When I am biking to work, everyone is passing me. When I am motorcycling to work, I am part of the motor vehicle flow. In that case, the overwhelming concern is what is ahead of me. We teach bicyclists similarly--the danger is ahead. Except if the change in paradigm to driver distraction changes the validity of that assumption due to drift, etc. Hence my question. Have we tested the hypothesis lately?
The vast majority of the time, motorists are not hitting cyclists. Crashes occur in those tiny fraction of cases when someone makes a mistake. Those are the cases that end up being written up and usually, not with enough information to really know what the underlying causes were.
I agree with you Khal, we don't have enough info. For motorcycles, I was thinking of intersections or stop-and-go traffic where a distracted driver might manage to notice a car in front of them, but not the motorcycle behind the car.
I think a basic question to ask is "what does distracted driving look like?" In my own observations, if I see somebody driving slowly or having trouble staying in their lane, or starting slowly from a green light, I can sometimes see a gadget in their hand.
Conversely, if you tried to drive your car with your eyes closed, how long could you do that without rear-ending the car in front of you, or sideswiping the car next to you? In other words, how often does a distracted driver have to look up to avoid crashing?
Also, does the field of view change for a distracted driver?
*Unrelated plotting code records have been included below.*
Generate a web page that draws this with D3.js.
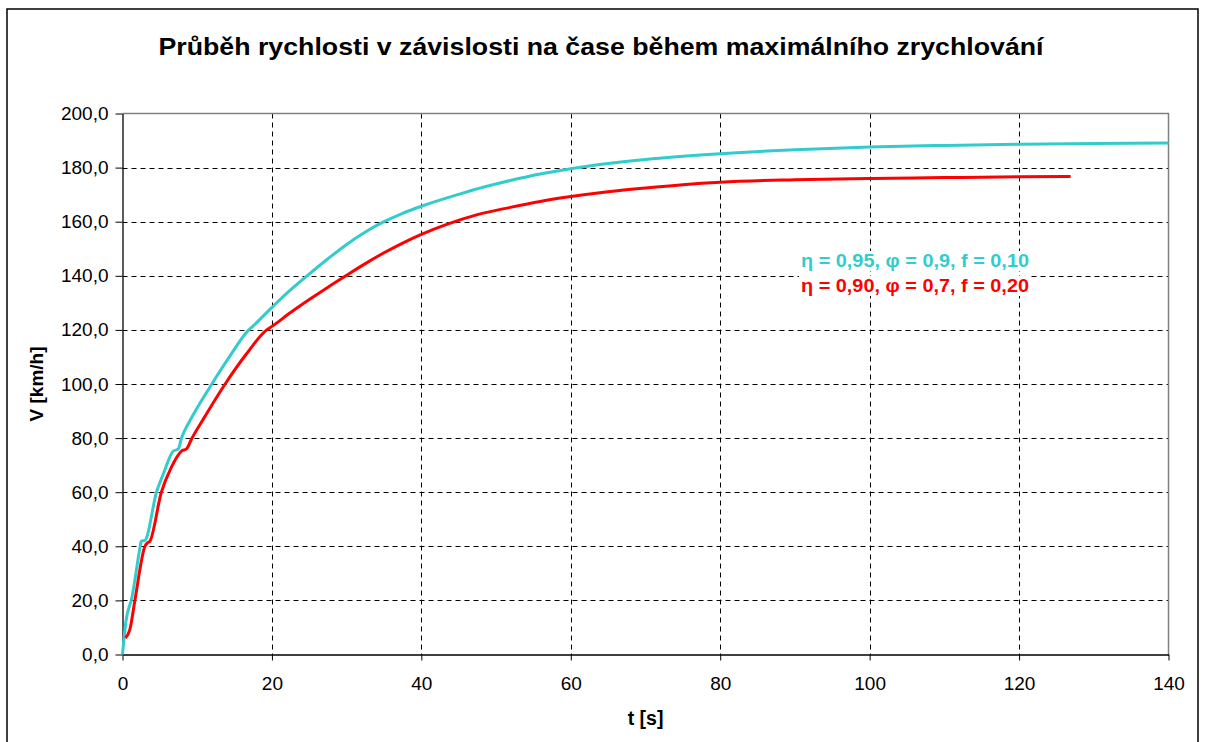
<!DOCTYPE html>
<html>
<head>
<meta charset="utf-8">
<script src="https://cdn.jsdelivr.net/npm/d3@7"></script>
<style>
  html, body { margin: 0; padding: 0; background: #fff; }
  svg { display: block; font-family: "Liberation Sans", Arial, sans-serif; }
</style>
</head>
<body>
<svg id="chart" width="1205" height="742"></svg>
<script>
// Chart texts
const chartTitle = "Průběh rychlosti v závislosti na čase během maximálního zrychlování";
const xLabel = "t [s]";
const yLabel = "V [km/h]";

// Axis ticks
const xTicks = [0, 20, 40, 60, 80, 100, 120, 140];
const yTicks = [0, 20, 40, 60, 80, 100, 120, 140, 160, 180, 200];

// Series 1: η = 0,95, φ = 0,9, f = 0,10  — time [s]
const seriesAName = "η = 0,95, φ = 0,9, f = 0,10";
const seriesAT = [0, 0.45, 1.25, 2.37, 2.5, 3.0, 4.55, 5.5, 6.8, 7.45, 7.9, 9.0, 10.5, 11.96, 14.3, 16.9, 17.5, 20, 22.3, 24.7, 27.5, 30, 32.5, 35, 37.5, 40, 45, 48.5, 51.9, 55.9, 60, 65, 70, 80, 90, 100, 110, 120, 130, 140];
// speed [km/h]
const seriesAV = [0, 12, 21, 40, 41.9, 42.2, 60, 67, 75.2, 75.9, 80, 86.3, 93.5, 100, 110, 120, 121.5, 128.3, 134.3, 140, 146.3, 151.6, 156.2, 160, 163.1, 165.7, 170.1, 172.9, 175.2, 177.6, 179.6, 181.5, 183.0, 185.1, 186.6, 187.6, 188.2, 188.6, 188.9, 189.1];

// Series 2: η = 0,90, φ = 0,7, f = 0,20  — time [s]
const seriesBName = "η = 0,90, φ = 0,7, f = 0,20";
const seriesBT = [0.4, 0.98, 1.66, 3.0, 3.35, 3.65, 5.2, 6.5, 7.9, 8.57, 9.3, 10.66, 13.74, 16.5, 19.3, 20, 22.5, 25, 27.5, 30, 32.5, 35, 37.5, 40, 43.4, 47.5, 51.9, 55.9, 60, 65, 70, 75, 80, 90, 100, 110, 120, 126.9];
// speed [km/h]
const seriesBV = [6.1, 9.2, 20, 40, 41.3, 41.8, 60, 69, 75.2, 76, 80, 86.3, 100, 110.8, 120, 121.3, 126.4, 131.2, 135.8, 140.2, 144.5, 148.5, 152.1, 155.3, 159, 162.6, 165.3, 167.5, 169.3, 171.1, 172.5, 173.7, 174.6, 175.5, 176, 176.3, 176.6, 176.7];

const series = [
  { name: seriesAName, t: seriesAT, v: seriesAV, color: "#33CCCC" },
  { name: seriesBName, t: seriesBT, v: seriesBV, color: "#FF0000" }
];

const svg = d3.select("#chart");

// outer chart frame
svg.append("rect")
  .attr("x", 7).attr("y", 9)
  .attr("width", 1191).attr("height", 760)
  .attr("fill", "#fff")
  .attr("stroke", "#000")
  .attr("stroke-width", 1.5);

const plot = { left: 122.5, right: 1168.5, top: 113.5, bottom: 654.5 };

const x = d3.scaleLinear().domain([0, 140]).range([plot.left, plot.right]);
const y = d3.scaleLinear().domain([0, 200]).range([plot.bottom, plot.top]);

// gridlines
const grid = svg.append("g").attr("stroke", "#000").attr("stroke-width", 1).attr("stroke-dasharray", "5,4");
grid.selectAll("line.gy").data(yTicks.filter(d => d > 0 && d < 200)).join("line")
  .attr("x1", plot.left).attr("x2", plot.right)
  .attr("y1", d => Math.round(y(d)) + 0.5).attr("y2", d => Math.round(y(d)) + 0.5);
grid.selectAll("line.gx").data(xTicks.filter(d => d > 0 && d < 140)).join("line")
  .attr("y1", plot.top).attr("y2", plot.bottom)
  .attr("x1", d => Math.round(x(d)) + 0.5).attr("x2", d => Math.round(x(d)) + 0.5);

// plot area top/right border
svg.append("path")
  .attr("d", `M${plot.left},${plot.top}H${plot.right}V${plot.bottom}`)
  .attr("fill", "none").attr("stroke", "#808080").attr("stroke-width", 1.5);

// axes
const xAxis = d3.axisBottom(x).tickValues(xTicks).tickSizeInner(6).tickSizeOuter(0).tickPadding(16).tickFormat(d3.format("d"));
const yAxis = d3.axisLeft(y).tickValues(yTicks).tickSizeInner(7).tickSizeOuter(0).tickPadding(7)
  .tickFormat(d => d3.format(".1f")(d).replace(".", ","));

const gx = svg.append("g").attr("transform", `translate(0,${plot.bottom})`).call(xAxis);
const gy = svg.append("g").attr("transform", `translate(${plot.left},0)`).call(yAxis);
[gx, gy].forEach(g => {
  g.select(".domain").attr("stroke", "#000").attr("stroke-width", 1.3);
  g.selectAll(".tick line").attr("stroke", "#000");
  g.selectAll(".tick text").attr("fill", "#000").style("font-size", "19px")
    .style("font-family", '"Liberation Sans", Arial, sans-serif');
});

// series lines
const line = d3.line().x(d => x(d[0])).y(d => y(d[1])).curve(d3.curveMonotoneX);
series.forEach(s => {
  svg.append("path")
    .datum(d3.zip(s.t, s.v))
    .attr("fill", "none")
    .attr("stroke", s.color)
    .attr("stroke-width", 3)
    .attr("stroke-linejoin", "round")
    .attr("d", line);
});

// title
svg.append("text")
  .attr("x", 601).attr("y", 55)
  .attr("text-anchor", "middle")
  .attr("textLength", 885).attr("lengthAdjust", "spacingAndGlyphs")
  .style("font-size", "23.5px").style("font-weight", "bold")
  .text(chartTitle);

// axis titles
svg.append("text")
  .attr("x", (plot.left + plot.right) / 2).attr("y", 725)
  .attr("text-anchor", "middle")
  .style("font-size", "19.5px").style("font-weight", "bold")
  .text(xLabel);
svg.append("text")
  .attr("transform", `translate(43,${(plot.top + plot.bottom) / 2}) rotate(-90)`)
  .attr("text-anchor", "middle")
  .style("font-size", "19px").style("font-weight", "bold")
  .text(yLabel);

// series labels inside the plot
const labels = svg.append("g");
series.forEach((s, i) => {
  const t = labels.append("text")
    .attr("x", 801).attr("y", 267 + i * 25)
    .attr("fill", s.color)
    .attr("textLength", 228).attr("lengthAdjust", "spacingAndGlyphs")
    .style("font-size", "18px").style("font-weight", "bold")
    .text(s.name);
  const b = t.node().getBBox();
  labels.insert("rect", "text")
    .attr("x", b.x - 2).attr("y", b.y).attr("width", b.width + 4).attr("height", b.height)
    .attr("fill", "#fff");
});
</script>
</body>
</html>
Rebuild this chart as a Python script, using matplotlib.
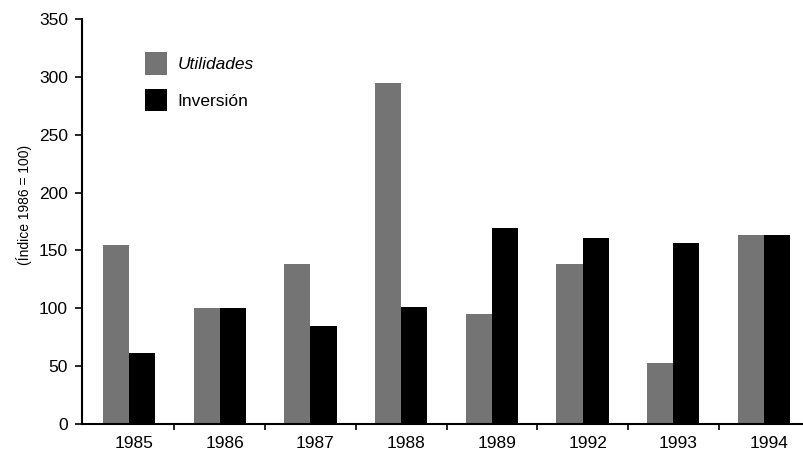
import matplotlib
matplotlib.use("Agg")
import matplotlib.pyplot as plt
import matplotlib.transforms as mtransforms
import numpy as np

years = ["1985", "1986", "1987", "1988", "1989", "1992", "1993", "1994"]
utilidades = [155, 100, 138, 295, 95, 138, 53, 163]
inversion = [61, 100, 85, 101, 169, 161, 156, 163]

plt.rcParams['font.family'] = ['Liberation Sans', 'DejaVu Sans']

fig = plt.figure(figsize=(8.04, 4.54), dpi=100)
ax = fig.add_axes([82/804, 30/454, 1 - 82/804, (424-19)/454])

x = np.arange(len(years))
w = 0.288
ax.bar(x - w/2, utilidades, width=w, color='#747474', label='Utilidades')
ax.bar(x + w/2, inversion, width=w, color='#000000', label='Inversión')

ax.set_xlim(-0.518, 7.44)
ax.set_ylim(0, 350)
ax.set_yticks(range(0, 351, 50))
ax.set_xticks(x)
ax.set_xticklabels(years, fontsize=12.5)
ax.set_xticks(x[:-1] + 0.5, minor=True)
ax.tick_params(axis='x', which='major', length=0, pad=9)
ax.tick_params(axis='x', which='minor', length=4, width=1.2, direction='out')
ax.tick_params(axis='y', length=5, width=1.2, direction='out', labelsize=12.5, pad=5)
offset = mtransforms.ScaledTranslation(5/100, 0, fig.dpi_scale_trans)
for lbl in ax.get_xticklabels():
    lbl.set_transform(lbl.get_transform() + offset)

for s in ['top', 'right']:
    ax.spines[s].set_visible(False)
ax.spines['left'].set_linewidth(1.5)
ax.spines['bottom'].set_linewidth(1.5)

ax.set_ylabel('(Índice 1986 = 100)', fontsize=10)
ax.yaxis.set_label_coords(-0.069, 0.54)

leg = ax.legend(loc='upper left', bbox_to_anchor=(0.078, 0.935), frameon=False,
                fontsize=12.5, handlelength=1.27, handleheight=1.6, handletextpad=0.6,
                labelspacing=0.82, borderaxespad=0)
leg.get_texts()[0].set_style('italic')

fig.savefig('out.png', dpi=100)
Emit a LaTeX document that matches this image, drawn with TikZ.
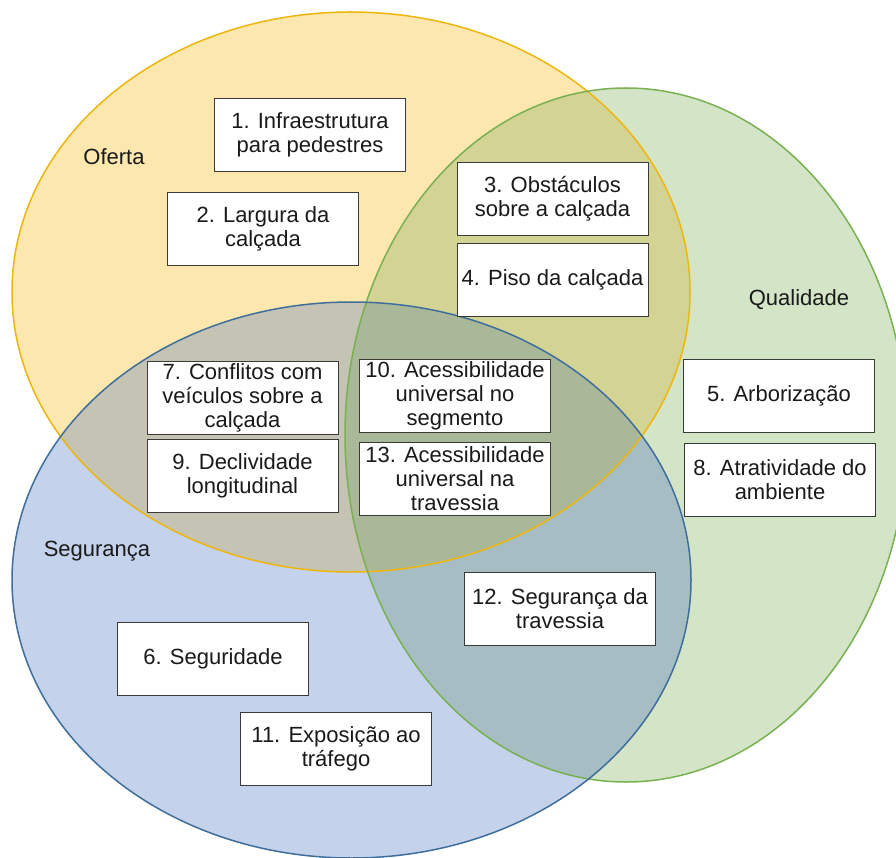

Are they less aware of what's beside them? Are they less aware of what's further in the distance?
Are distracted drivers more likely to be speeding, or more likely to be slower than traffic?
Has the nature of distracted driving changed in the last couple decades? We assume there are different distractions today. Does that lead to different styles of distracted driving?
I have some hunches that being beside a distracted driver is possibly more dangerous than being in front of one.